Cuba is the featured nation at this year's Equality Forum, Philly's annual summit on LGBT issues.
But Mariela Castro, perhaps Cuban's preeminent activist when it comes to LGBT rights, is unable to participate after the U.S. Department of State denied her a visa to travel to Philadelphia.
"We were quite shocked," Equality Forum Executive Director Malcolm Lazin said on Thursday.
"We asked what was the reason and there was no reason provided."
He said his group reached out to a senior member of the state Congressional delegation, as well as a prominent American, who both also contacted the State Department to request a reversal or explanation, to no avail.

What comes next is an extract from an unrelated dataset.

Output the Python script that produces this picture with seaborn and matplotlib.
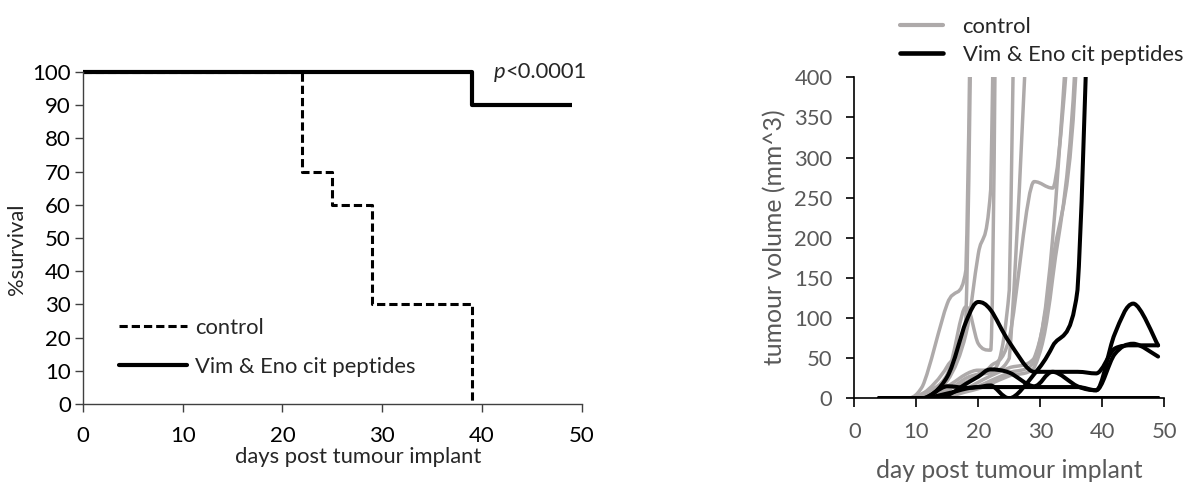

"You would expect, hopefully, a response, even if it was an ordinary citizen, but in this particular case, she's both the daughter of the Cuban president and also someone who, in her own right, is internationally respected," Lazin said.
Castro, who was slated to participate in panel discussion "Cuba: Featured Nation" and to receive the International Ally for LGBT Equality Award.
"She is internationally recognized for her efforts on behalf of HIV education and prevention, transgender rights and is responsible for getting the Cuban government to pay for reassignment surgery," Lazin said.
Castro is president of Cuba's National Center for Sex Education, which conducts AIDS prevention education and advocates for LGBT rights in a country historically characterized as homophobic.
"It does seem like there's a role reversal here," Lazin said.
"You would expect that it would be Cuba who would deny our folks the opportunity to visit whoever they want and to say whatever they want.
"We just had a major visit by Beyonce and Jay-Z. As far as I could tell, they were allowed to go wherever they wanted, they were allowed to say whatever they wanted. I'm unaware of Americans who travel to Cuba being muzzled, in terms of not being able to express their viewpoints, so it is very disappointing as an American citizen to see our country embrace a counter-democratic response."
"I think we're really at the epicenter of the LGBT civil rights movement," he said.
"My guess is when people look back at 2013, it will be the year they point to, in part, because of the Prop 8 case and the DOMA case, but also look at the remarkable changes that are happening within the Republican party, the Boy Scouts, sports – literally across the board. It's amazing what's occurring and so this summit helps to reflect that both nationally and also through its featured nation."